Como mostrou o jornal
Folha de S.Paulo no mês passado, já foram instaurados 55 processos
contra Moro no conselho. Desse total, 34 chegaram ao fim e a decisão foi
pelo arquivamento. Os demais não tiveram desfecho. Três estão
suspensos, aguardando andamento, e outros 18 tramitam.
Os
procedimentos correram sob relatoria da Corregedoria Nacional de
Justiça, órgão vinculado ao CNJ, que avalia se juízes cometeram desvios
éticos ou disciplinares.
Em relação ao recurso de Damous,
Humberto Martins diz que ele foi retirado da pauta na gestão de Noronha,
em 26 de julho de 2018, e que foram juntados novos documentos desde
novembro passado.
A reclamação do ex-deputado ingressou no CNJ em 30 de março de 2016.
Uma
semana antes, Moro e o procurador da República Deltan Dallagnol citaram
o CNJ ao tratar das planilhas encontradas pela Polícia Federal na casa
de um executivo da Odebrecht, conforme diálogos reproduzidos pelo site
The Intercept Brasil e pelo jornal Folha de S.Paulo.
Moro
considerou a divulgação das planilhas "uma lambança". "A pressão será
grande no CNJ", disse o juiz.

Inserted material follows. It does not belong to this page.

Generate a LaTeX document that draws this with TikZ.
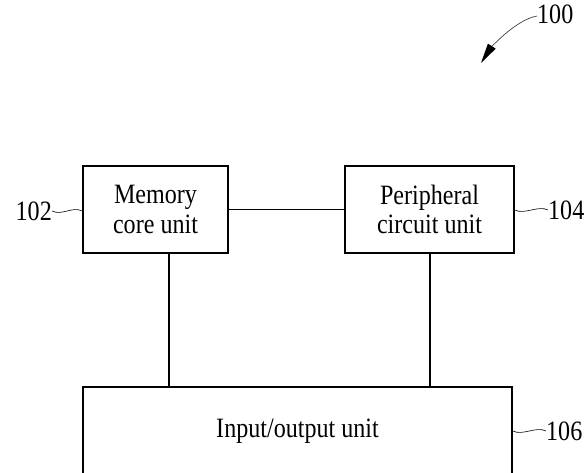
\documentclass[tikz,border=0pt]{standalone}
\usepackage{fontspec}
\setmainfont{Liberation Serif}[FakeStretch=0.86]
\usetikzlibrary{arrows.meta}
\begin{document}
\begin{tikzpicture}[x=1pt,y=1pt,
  txt/.style={font=\fontsize{28}{29.5}\selectfont},
  box/.style={draw, line width=1.4pt, inner sep=0pt, align=center, txt},
  lbl/.style={inner sep=0pt, txt},
  conn/.style={line width=1.4pt},
  squig/.style={line width=0.6pt}]
\useasboundingbox (0,0) rectangle (586,473);
\node[box, minimum width=145, minimum height=87] (mem) at (155.5,263.5) {Memory\\core unit};
\node[box, minimum width=169, minimum height=87] (per) at (429.5,263.5) {Peripheral\\circuit unit};
\node[box, minimum width=429, minimum height=88] (io) at (297.5,42) {Input/output unit};
\draw[conn] (mem.east) -- (per.west);
\draw[conn] ([xshift=13.5pt]mem.south) -- ([xshift=13.5pt]mem.south |- io.north);
\draw[conn] ([xshift=0.5pt]per.south) -- ([xshift=0.5pt]per.south |- io.north);
\node[lbl, anchor=east] (l102) at (52,262) {102};
\node[lbl, anchor=west] (l104) at (548,263) {104};
\node[lbl, anchor=west] (l106) at (546,42) {106};
\node[lbl, anchor=west] (l100) at (537,459) {100};
\draw[squig] (l102.east) .. controls +(10,-5) and +(-10,5) .. (l102.east -| mem.west);
\draw[squig] (l104.west -| per.east) .. controls +(10,-5) and +(-10,5) .. (l104.west);
\draw[squig] (l106.west -| io.east) .. controls +(10,-5) and +(-10,5) .. (l106.west);
\coordinate (tip100) at (481,410);
\draw[line width=0.7pt, black!75, -{Triangle[length=20pt,width=9pt,color=black]}] ([yshift=-2pt]l100.west) .. controls +(-22,-4) and +(9,14) .. (tip100);
\end{tikzpicture}
\end{document}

Deltan prometeu "falar com nosso
representante no CNJ".
O representante do Ministério Público
Federal era o procurador regional da República Rogério Nascimento, que
deixou o colegiado em 2018.
Nascimento disse à reportagem não se
lembrar se Deltan ou qualquer outro colega de Curitiba tinha falado com
ele sobre a reclamação contra o juiz.
"Muitos colegas pediam
notícia sobre casos. Atender procurador, juiz, advogado, partes e
imprensa é parte da rotina de conselheiro", disse Nascimento.
Depois
dos ataques digitais aos integrantes do MPF e antes do início da
divulgação pelo Intercept, ele cancelou sua conta do Telegram sem fazer
back-up.
Nancy Andrighi determinou o arquivamento da reclamação de Damous no dia 16 de maio de 2016.
Entendeu
que o ato de Sergio Moro foi jurisdicional. Ou seja, da competência do
juiz. E que o TRF-4, em Porto Alegre, já estaria apurando os mesmos
fatos.
O arquivamento teria que ser levado a plenário para confirmação ou não da decisão de Andrighi.
Alguns
conselheiros discutiram a intenção de abrir a divergência. Esperavam
obter até sete votos pela abertura do processo disciplinar.

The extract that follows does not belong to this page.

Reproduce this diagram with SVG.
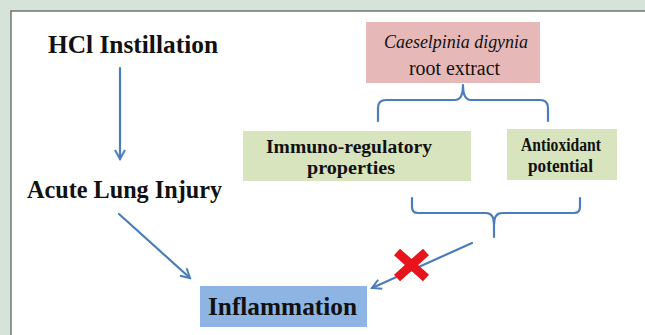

Eles entendiam que a Constituição assegura ao CNJ rever o arquivamento pelo TRF-4.
Quando
Teori Zavascki determinou a devolução das investigações ao STF, viram a
liminar do ministro como uma autorização para o CNJ investigar se Moro
violou a competência exclusiva do STF, e se utilizou e tornou pública
gravação telefônica obtida mediante interceptação ilegal.
Andrighi
não liberou o processo para a pauta até o final do seu mandato. Dentro
do órgão, a avaliação era que Lewandowski trabalharia pela instauração
do processo. Moro poderia ser afastado cautelarmente, e o processo,
redistribuído a outro conselheiro.
O processo entrou na pauta do
dia 23 de maio de 2017, na gestão de Cármen Lúcia. O TRF-4 já tinha
arquivado cinco processos contra o juiz da Lava Jato.
Noronha
preservou o voto de Andrighi pela manutenção do arquivamento. Ele também
considerou não haver indícios de que Moro tivesse extrapolado os
deveres funcionais.
Em 29 de maio de 2017, houve a indicação de que o processo teria julgamento preferencial.
No
dia seguinte, o advogado Cristiano Zanin, que defende Lula, escreveu no
Twitter: "Estou no CNJ. As reclamações disciplinares sobre os grampos e
publicização de conversas foram retiradas de pauta".
Em 17 de
abril de 2018, Wadih Damous disse não acreditar que o seu recurso, que
estava na pauta, seria julgado naquela data. "Entra e sai da pauta
direto. Quando completar dois anos, eu vou mandar um bolo para a Cármen
Lúcia", ironizou.
A ex-presidente disse à reportagem que Noronha não liberou o processo para julgamento.
"Numa
análise retrospectiva, atribuo o arquivamento a uma proteção
corporativa ao então juiz Sergio Moro", diz Damous. "Não sei o que se
passava na cabeça dos conselheiros, mas o recurso não foi pautado porque
haveria a percepção de que Moro seria penalizado", diz.
O
ministro da Justiça, Sergio Moro, e os ministros Ricardo Lewandowski
(STF), João Otávio de Noronha e Nancy Andrighi (STJ), consultados por
meio de suas assessorias, não se manifestaram.